The HGV annual tests are the domain of DVSA vehicle standard assessors. However DVSA stood down its assessors on 23 March at the beginning of the lockdown and suspended all HGV and trailer tests for three months.

The suspension has resulted in a growing backlog of tests, estimated to be around 95,000 to date.

Following talks with DVSA last month on how to tackle the backlog of delayed tests both RHA and ATFOA recommended DVSA delegate some of the testing to ATF engineers with Irtec qualifications.

Asked if DVSA is considering the recommendations Richard Hennessy, DVSA’s director of operations (south), told MT: “These are unprecedented times and we are committed to returning to testing as soon as it is safe and practical to do so, while following government advice.

“We are working with ATFs, vehicle operators and trade associations on how testing resumes with minimal disruption to industry.

“We do not agree with the recommendations made by the ATFOA.”

The DVSA’s decision was slammed by both RHA and ATFOA this week. RHA head of licensing and infrastructure policy Tom Cotton told MT: “There is a huge backlog building up for no good reason. Why did DVSA shut down HGV annual testing at the start of the lockdown when tyre fitters have been allowed to continue to fit HGV tyres and HGV maintenance teams can carry on working through the lockdown?
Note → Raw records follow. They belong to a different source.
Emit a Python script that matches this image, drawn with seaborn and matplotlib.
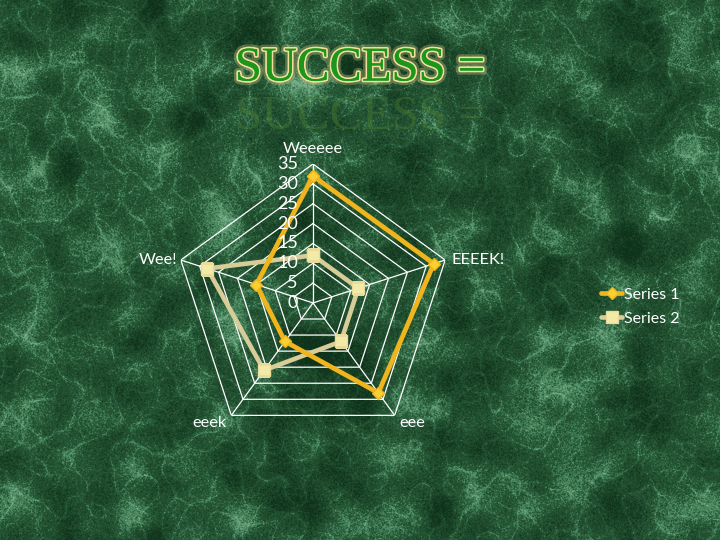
import numpy as np
import matplotlib
matplotlib.use("Agg")
import matplotlib.pyplot as plt
import matplotlib.patheffects as pe
from matplotlib.colors import LinearSegmentedColormap
from matplotlib.transforms import offset_copy
import seaborn as sns

# data
categories = ["Weeeee", "EEEEK!", "eee", "eeek", "Wee!"]
series1 = [32, 32, 28, 12, 15]
series2 = [12, 12, 12, 21, 28]
series_names = ["Series 1", "Series 2"]
rticks = [0, 5, 10, 15, 20, 25, 30, 35]

sns.set_theme(style="white")
plt.rcParams["font.family"] = ["Lato", "DejaVu Sans"]

fig = plt.figure(figsize=(7.2, 5.4), dpi=100)

# marble-ish green background (decoration only)
bg = fig.add_axes([0, 0, 1, 1])
rng = np.random.default_rng(7)
H, W = 540, 720
ky = np.fft.fftfreq(H)[:, None]
kx = np.fft.fftfreq(W)[None, :]
k2 = kx**2 + ky**2


def blur(a, s):
    return np.real(np.fft.ifft2(np.fft.fft2(a) * np.exp(-k2 * s)))


base = blur(rng.normal(size=(H, W)), 2500)
base /= base.std()
veins = np.exp(-np.abs(blur(rng.normal(size=(H, W)), 1500)) * 200)
veins2 = np.exp(-np.abs(blur(rng.normal(size=(H, W)), 600)) * 120)
grain = blur(rng.normal(size=(H, W)), 3)
grain /= grain.std()
tex = base * 0.55 + veins * 1.0 + veins2 * 0.7 + grain * 0.35
marble = LinearSegmentedColormap.from_list(
    "marble", ["#0f321b", "#1c4629", "#285a38", "#4c8a62", "#78ac88"])
bg.imshow(tex, cmap=marble, aspect="auto", extent=[0, 1, 0, 1], vmin=-1.5, vmax=2.6)
bg.set_axis_off()

# title with glow, plus a faint echo below it
fig.text(0.5, 0.783, "SUCCESS =", ha="center", va="center", fontsize=35,
         family="Liberation Serif", color="#4a7a30", alpha=0.45)
fig.text(0.5, 0.873, "SUCCESS =", ha="center", va="center", fontsize=35,
         family="Liberation Serif", color="#1c961c",
         path_effects=[pe.withStroke(linewidth=6, foreground="#d8c880", alpha=0.35),
                       pe.withStroke(linewidth=2.5, foreground="#efdf9c"),
                       pe.Normal()])

# radar chart
ax = fig.add_axes([0.2417, 0.1815, 0.386, 0.515], polar=True)
ax.set_facecolor("none")
ax.set_theta_offset(np.pi / 2)
ax.set_theta_direction(-1)
ax.set_ylim(0, 35)
ax.grid(False)
ax.spines["polar"].set_visible(False)
ax.set_xticks([])
ax.set_yticks([])

n = len(categories)
angles = np.linspace(0, 2 * np.pi, n, endpoint=False)
closed = np.append(angles, angles[0])

for r in rticks[1:]:
    ax.plot(closed, [r] * (n + 1), color="white", lw=0.9)
for a in angles:
    ax.plot([a, a], [0, rticks[-1]], color="white", lw=0.9)

for r in rticks:
    tr = offset_copy(ax.transData, fig=fig, x=-15, y=0, units="dots")
    ax.text(0, r, str(r), transform=tr, ha="right", va="center",
            color="white", fontsize=13)

label_offsets = [(0, 15, "center", "center"), (6, 0, "left", "center"),
                 (5, -8, "left", "center"), (-5, -8, "right", "center"),
                 (-4, 0, "right", "center")]
for a, lab, (dx, dy, ha, va) in zip(angles, categories, label_offsets):
    tr = offset_copy(ax.transData, fig=fig, x=dx, y=dy, units="dots")
    ax.text(a, rticks[-1], lab, transform=tr, ha=ha, va=va,
            color="white", fontsize=11.8)

l2, = ax.plot(closed, series2 + series2[:1], color="#d8cc98", lw=3.3,
              marker="s", ms=8, mfc="#f3eaa8", mec="#e8dc9c", label=series_names[1])
l1, = ax.plot(closed, series1 + series1[:1], color="#f0b41c", lw=3.4,
              marker="D", ms=6.5, mfc="#f8d030", mec="#f0b41c", label=series_names[0])

fig.legend(handles=[l1, l2], labels=series_names, loc="center left",
           bbox_to_anchor=(0.815, 0.432), frameon=False, fontsize=11.5,
           labelcolor="white", handlelength=1.3, handletextpad=0.1,
           labelspacing=0.6)

fig.savefig("out.png", dpi=100)
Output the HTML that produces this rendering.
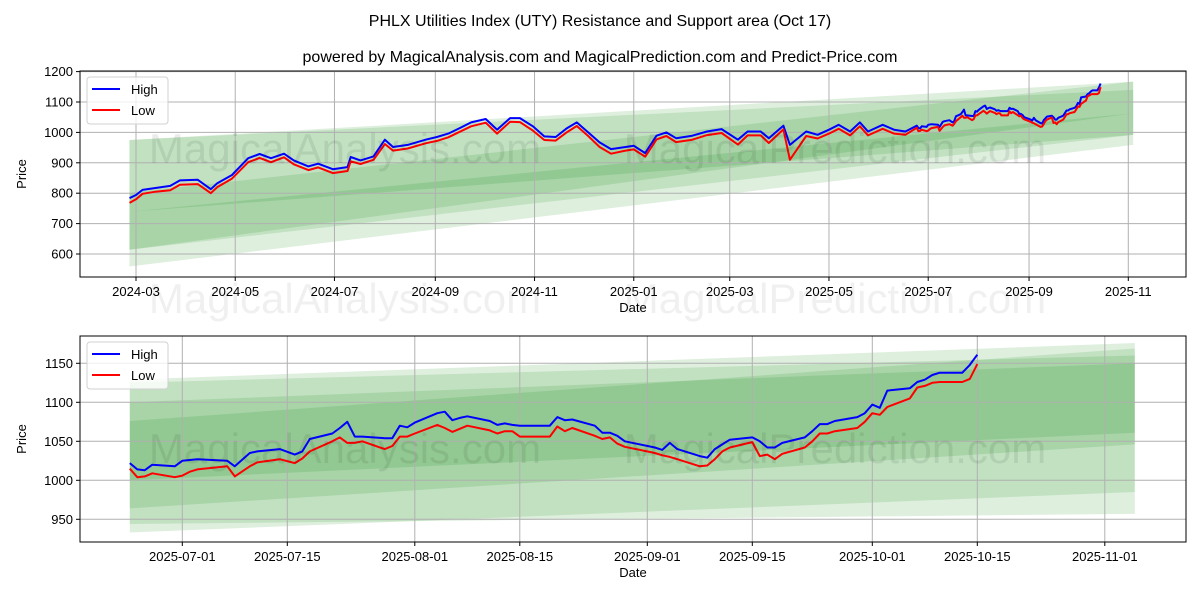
<!DOCTYPE html>
<html><head><meta charset="utf-8"><style>
body{margin:0;background:#fff;}
svg text{font-family:"Liberation Sans","DejaVu Sans",sans-serif;}
</style></head><body>
<svg id="c" width="1200" height="600" xmlns="http://www.w3.org/2000/svg"></svg>
<script>
const earlyDates=["2024-02-26","2024-03-01","2024-03-05","2024-03-13","2024-03-22","2024-03-28","2024-04-08","2024-04-16","2024-04-20","2024-04-29","2024-05-09","2024-05-16","2024-05-23","2024-05-31","2024-06-06","2024-06-15","2024-06-21","2024-06-30","2024-07-09","2024-07-11","2024-07-17","2024-07-25","2024-08-01","2024-08-06","2024-08-15","2024-08-26","2024-09-02","2024-09-09","2024-09-16","2024-09-23","2024-10-02","2024-10-09","2024-10-17","2024-10-23","2024-10-31","2024-11-07","2024-11-14","2024-11-21","2024-11-27","2024-12-04","2024-12-11","2024-12-18","2024-12-27","2025-01-01","2025-01-08","2025-01-15","2025-01-21","2025-01-27","2025-02-06","2025-02-15","2025-02-24","2025-03-06","2025-03-12","2025-03-20","2025-03-25","2025-04-03","2025-04-07","2025-04-17","2025-04-24","2025-05-01","2025-05-07","2025-05-14","2025-05-20","2025-05-25","2025-06-03","2025-06-10","2025-06-17"];
const earlyHigh=[784,794,811,817,824,842,844,813,833,860,915,929,915,930,908,888,897,879,886,919,908,921,976,952,959,976,985,996,1014,1033,1044,1009,1047,1047,1020,987,985,1014,1033,1000,967,945,952,956,932,989,1000,981,989,1003,1011,976,1003,1003,981,1022,959,1003,992,1009,1025,1003,1033,1003,1025,1009,1003];
const earlyLow=[768,780,798,805,810,828,830,800,820,848,902,916,902,918,895,876,885,866,873,905,896,910,962,940,947,964,972,984,1002,1020,1032,996,1035,1034,1006,975,973,1001,1021,988,952,930,940,944,920,977,988,968,976,991,998,960,990,990,965,1010,910,988,980,996,1012,990,1020,990,1012,996,992];
const recentDates=["2025-06-24","2025-06-25","2025-06-26","2025-06-27","2025-06-30","2025-07-01","2025-07-02","2025-07-03","2025-07-07","2025-07-08","2025-07-10","2025-07-11","2025-07-14","2025-07-16","2025-07-17","2025-07-18","2025-07-21","2025-07-22","2025-07-23","2025-07-24","2025-07-25","2025-07-28","2025-07-29","2025-07-30","2025-07-31","2025-08-01","2025-08-04","2025-08-05","2025-08-06","2025-08-07","2025-08-08","2025-08-11","2025-08-12","2025-08-13","2025-08-14","2025-08-15","2025-08-18","2025-08-19","2025-08-20","2025-08-21","2025-08-22","2025-08-25","2025-08-26","2025-08-27","2025-08-28","2025-08-29","2025-09-02","2025-09-03","2025-09-04","2025-09-05","2025-09-08","2025-09-09","2025-09-10","2025-09-11","2025-09-12","2025-09-15","2025-09-16","2025-09-17","2025-09-18","2025-09-19","2025-09-22","2025-09-23","2025-09-24","2025-09-25","2025-09-26","2025-09-29","2025-09-30","2025-10-01","2025-10-02","2025-10-03","2025-10-06","2025-10-07","2025-10-08","2025-10-09","2025-10-10","2025-10-13","2025-10-14","2025-10-15"];
const recentHigh=[1022,1014,1013,1020,1018,1025,1026,1027,1025,1018,1035,1037,1040,1033,1037,1053,1060,1067,1075,1056,1056,1054,1054,1070,1068,1074,1086,1088,1077,1080,1082,1076,1071,1073,1071,1070,1070,1070,1081,1077,1078,1070,1061,1061,1057,1050,1042,1039,1048,1040,1031,1029,1040,1046,1052,1055,1050,1042,1042,1048,1055,1063,1072,1072,1076,1081,1086,1097,1093,1115,1118,1126,1129,1135,1138,1138,1148,1161];
const recentLow=[1015,1004,1005,1009,1004,1006,1011,1014,1018,1005,1018,1023,1027,1022,1028,1037,1050,1055,1048,1048,1050,1040,1044,1056,1056,1060,1071,1067,1062,1066,1070,1064,1060,1063,1063,1056,1056,1056,1069,1063,1067,1057,1053,1055,1047,1043,1035,1032,1030,1027,1018,1019,1027,1037,1042,1049,1031,1033,1027,1034,1042,1050,1060,1060,1063,1067,1075,1086,1084,1094,1105,1119,1121,1125,1126,1126,1130,1149];
const bandStart="2024-02-26", bandEnd="2025-11-04";
const topBands=[[975,739,1167,992],[975,614,1140,1063],[801,559,1167,959],[739,614,1063,992]];
const botBandStart="2025-06-24", botBandEnd="2025-11-05";
const botBands=[[1129,964,1176,1046],[1076,933,1169,985],[1125,944,1160,957],[1100,1000,1150,1061]];
const topYTicks=[600,700,800,900,1000,1100,1200];
const topXTicks=["2024-03-01","2024-05-01","2024-07-01","2024-09-01","2024-11-01","2025-01-01","2025-03-01","2025-05-01","2025-07-01","2025-09-01","2025-11-01"];
const topXLabels=["2024-03","2024-05","2024-07","2024-09","2024-11","2025-01","2025-03","2025-05","2025-07","2025-09","2025-11"];
const botYTicks=[950,1000,1050,1100,1150];
const botXTicks=["2025-07-01","2025-07-15","2025-08-01","2025-08-15","2025-09-01","2025-09-15","2025-10-01","2025-10-15","2025-11-01"];

const NS="http://www.w3.org/2000/svg";
const svg=document.getElementById('c');
function mk(tag,attrs,parent){const e=document.createElementNS(NS,tag);for(const k in attrs)e.setAttribute(k,attrs[k]);(parent||svg).appendChild(e);return e;}
function day(s){return Date.parse(s+"T00:00:00Z")/86400000;}
function txt(x,y,s,size,anchor,parent,extra){const t=mk('text',Object.assign({x:x,y:y,'font-size':size,'text-anchor':anchor||'middle',fill:'#000'},extra||{}),parent);t.textContent=s;return t;}

let t=txt(600,26,"PHLX Utilities Index (UTY) Resistance and Support area (Oct 17)",16);


t=txt(600,62,"powered by MagicalAnalysis.com and MagicalPrediction.com and Predict-Price.com",16);



function panel(name,box,xAxis,yAxis,yTicks,xTicks,xLabels,bands,bs,be,dates,high,low,wmY){
  const g=mk('g',{});
  
  
  const X=d=>xAxis.x0+(day(d)-day(xAxis.d0))*xAxis.k;
  const Y=v=>yAxis.y0-(v-yAxis.v0)*yAxis.k;
  const clipId=name+'-clip';
  const cp=mk('clipPath',{id:clipId},g);mk('rect',{x:box.l,y:box.t,width:box.r-box.l,height:box.b-box.t},cp);
  const inner=mk('g',{'clip-path':'url(#'+clipId+')'},g);
  bands.forEach((b,i)=>{
    const x1=X(bs),x2=X(be);
    const p=mk('polygon',{points:`${x1},${Y(b[0])} ${x2},${Y(b[2])} ${x2},${Y(b[3])} ${x1},${Y(b[1])}`,fill:'rgb(0,128,0)','fill-opacity':0.13},inner);
    
    
  });
  yTicks.forEach(v=>{
    const y=Y(v);
    const l=mk('line',{x1:box.l,x2:box.r,y1:y,y2:y,stroke:'#b0b0b0','stroke-width':1},inner);
    
    
    mk('line',{x1:box.l-4,x2:box.l,y1:y,y2:y,stroke:'#000'},g);
    const tl=txt(box.l-7,y+4.5,String(v),13,'end',g);
    
    
  });
  xTicks.forEach((d,i)=>{
    const x=X(d);
    const l=mk('line',{x1:x,x2:x,y1:box.t,y2:box.b,stroke:'#b0b0b0','stroke-width':1},inner);
    
    
    mk('line',{x1:x,x2:x,y1:box.b,y2:box.b+4,stroke:'#000'},g);
    const tl=txt(x,box.b+19,xLabels[i],13,'middle',g);
    
    
  });
  [[345,'MagicalAnalysis.com'],[835,'MagicalPrediction.com']].forEach(w=>{
    const wm=txt(w[0],wmY,w[1],42,'middle',g,{fill:'#000','fill-opacity':0.08});
    
    
  });
  const hp=dates.map((d,i)=>X(d).toFixed(1)+','+Y(high[i]).toFixed(1)).join(' ');
  const lp=dates.map((d,i)=>X(d).toFixed(1)+','+Y(low[i]).toFixed(1)).join(' ');
  const hl=mk('polyline',{points:hp,fill:'none',stroke:'#0000ff','stroke-width':2,'stroke-linejoin':'round'},inner);
  
  
  const ll=mk('polyline',{points:lp,fill:'none',stroke:'#ff0000','stroke-width':2,'stroke-linejoin':'round'},inner);
  
  
  mk('rect',{x:box.l,y:box.t,width:box.r-box.l,height:box.b-box.t,fill:'none',stroke:'#000','stroke-width':1},g);
  const yt=txt(0,0,'Price',13,'middle',g,{transform:`translate(26,${(box.t+box.b)/2}) rotate(-90)`});
  
  
  const xt=txt((box.l+box.r)/2,box.b+35,'Date',13,'middle',g);
  
  
  const lg=mk('g',{},g);
  
  
  mk('rect',{x:box.l+7,y:box.t+6,width:81,height:47,rx:3,fill:'#fff','fill-opacity':0.8,stroke:'#d0d0d0'},lg);
  mk('line',{x1:box.l+12,x2:box.l+40,y1:box.t+18,y2:box.t+18,stroke:'#0000ff','stroke-width':2},lg);
  const e1=txt(box.l+51,box.t+23,'High',13,'start',lg);
  
  
  mk('line',{x1:box.l+12,x2:box.l+40,y1:box.t+39,y2:box.t+39,stroke:'#ff0000','stroke-width':2},lg);
  const e2=txt(box.l+51,box.t+44,'Low',13,'start',lg);
  
  
}

const allDates=earlyDates.concat(recentDates), allHigh=earlyHigh.concat(recentHigh), allLow=earlyLow.concat(recentLow);
panel('top-panel',{l:80,r:1186,t:71,b:277},{x0:136,d0:'2024-03-01',k:1.6267},{y0:254,v0:600,k:0.304},
  topYTicks,topXTicks,topXLabels,topBands,bandStart,bandEnd,allDates,allHigh,allLow,163);
panel('bottom-panel',{l:80,r:1186,t:336,b:542},{x0:182.3,d0:'2025-07-01',k:7.5},{y0:363.3,v0:1150,k:0.78},
  botYTicks,botXTicks,botXTicks,botBands,botBandStart,botBandEnd,recentDates,recentHigh,recentLow,463);
[[345,'MagicalAnalysis.com'],[835,'MagicalPrediction.com']].forEach(w=>{
  const wm=txt(w[0],313,w[1],42,'middle',svg,{fill:'#000','fill-opacity':0.06});
  
  
});
</script>
</body></html>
“These annual tests could be being carried out right now using the same safe working conditions being applied by tyre fitters and maintenance engineers.

“There are over 6,400 Irtec examiners who could be part of the solution and I can only think DVSA are being protectionist.”

“Quite frankly, it is a mess and I feel terribly sorry for those ATFs that have seen no income for six weeks whilst still having to pay their bills. DVSA has failed the industry.”

ATFOA president Stephen Smith said he was shocked by the decision. He warned that ATFs across the country, many of which he said derive a substantial part of their incomes from services relating to HGV tests, are suffering severe financial hardship. He also warned that the delayed tests are compromising road safety.

He added: “To have our recommendations turned down so bluntly is quite a blow. We feel let down and really disappointed. We were asked to send in these proposals by DVSA in March and have heard nothing since.

“But this problem will not go away. It will only get bigger with more and more tests delayed. We estimate that there are around 500,000 annual tests a year so there are at least 96,000 tests which have not been carried out during lockdown.

“The backlog is going to cause severe problems to the industry if it is not tackled now.”